The study is just the latest to show the fundamental challenge of fact-check journalism, mainly that it runs up against the powerful force of motivated reasoning.

Whether liberal or conservative, our brains are “more likely to think information we get is true if it confirms our predispositions and less likely to think it’s true if it contradicts our preconceptions,” said Brendan Nyhan, an American political scientist at Dartmouth College who has studied and written about the topic extensively.

It coincides with a growing sense among political scientists that voters are taking cues from parties on how they should feel about issues, rather than vice versa.

“Partisan voters take the positions they are expected as partisans to take, but do not seem to care about them,” wrote John Zaller, a political scientist at the University of California, Los Angeles.

If voters are getting their positions from the parties, rather than evaluating the issues on the merits, it can partly explain the limited benefits of a fact-check story.

People rarely change their minds about a candidate

Nyhan’s research shows a similar conundrum, mainly that fact-check journalism can successfully help people update their knowledge about an issue, but rarely changes their mind about a candidate.

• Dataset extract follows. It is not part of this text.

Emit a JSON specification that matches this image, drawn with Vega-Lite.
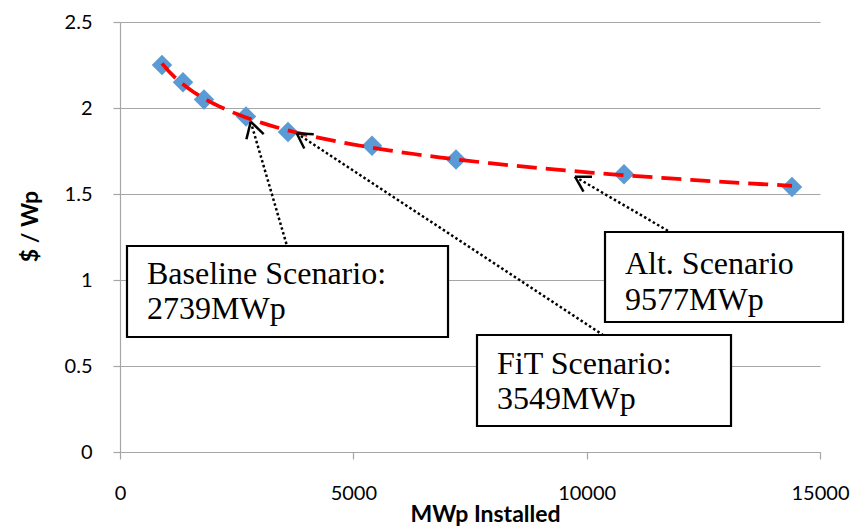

“Ultimately, we find no evidence that changes in factual beliefs in a claim made by a candidate affect voter preferences during a presidential election,” reads a 2019 paper by Nyhan and other researchers.

This echoes similar research, which shows that a reader can process new information from a fact-check story, understand that a politician has made a false claim, and then retain their original beliefs about the politician who made the claim.

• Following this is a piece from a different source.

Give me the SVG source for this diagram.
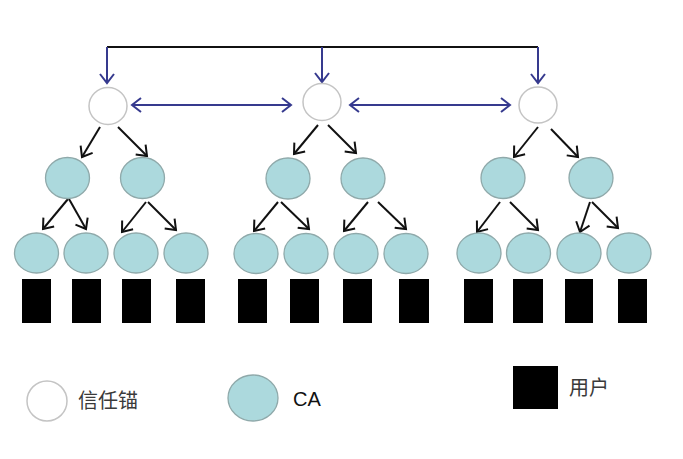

It seems that readers go even farther with their opinions about media outlets: They see the media outlet that conducted the fact-check as even more biased than they did before reading the story, even if the story helped them learn about the issue.

Do fact-checks miss the forest for the trees?

The researchers who wrote the journal article at Mass Communication and Society recruited 510 volunteers through an online survey to read a fact-check story about Trump’s claims about gun laws in Chicago. The participants were then asked to evaluate the former president’s claims and rate the bias of the news source.

Trump’s assertion was that Chicago had the strongest gun laws in the nation and yet was still a “total disaster” in terms of crime. The information about Chicago’s gun laws was a few years old and Trump had a propensity to overstate the level of violence in the city.

Although the study seems to back up previous research on fact-check journalism updating readers’ knowledge, this study is limited to a single story and, although researchers controlled for a “Trump effect,” it was being conducted in the unique media environment that swirled around the former president. It could be that Canada, or the U.S. in the post-Trump world, wouldn’t show the same effects.

The Chicago gun laws fact-check story used by the researchers is also a good illustration of the more nebulous issues with this kind of journalism. The fact-check piece corrects several incorrect statements by Trump, but fails to tackle the substance of what he was arguing.

Trump said Chicago has the strongest gun laws in the nation and the highest crime rate: both inarguably false statements. But, it’s also true that Chicago has a high crime rate (ranked seventh in murder rate) and has strong gun laws (Illinois gets an A- and is ranked 8th in this scorecard).

Trump’s inability to get these basic facts right was obviously a concern for the media and the public, but it could be at the expense of ignoring the broader issue. It could be that readers sympathetic to Trump, or his argument, would reasonably consider the fact-check’s angle on the issue to be biased, because it focused on the narrow untrue statements, rather than legitimate concerns about the efficacy of some gun laws.

Nyhan said that although success of the genre and the results of fact-check journalism are mixed, he still believes it can serve an important purpose by keeping politicians in check.

“In particular I think it provides an important check on political elites who don’t receive very strong negative feedback or repercussions when they make false or misleading statements,” said Nyhan.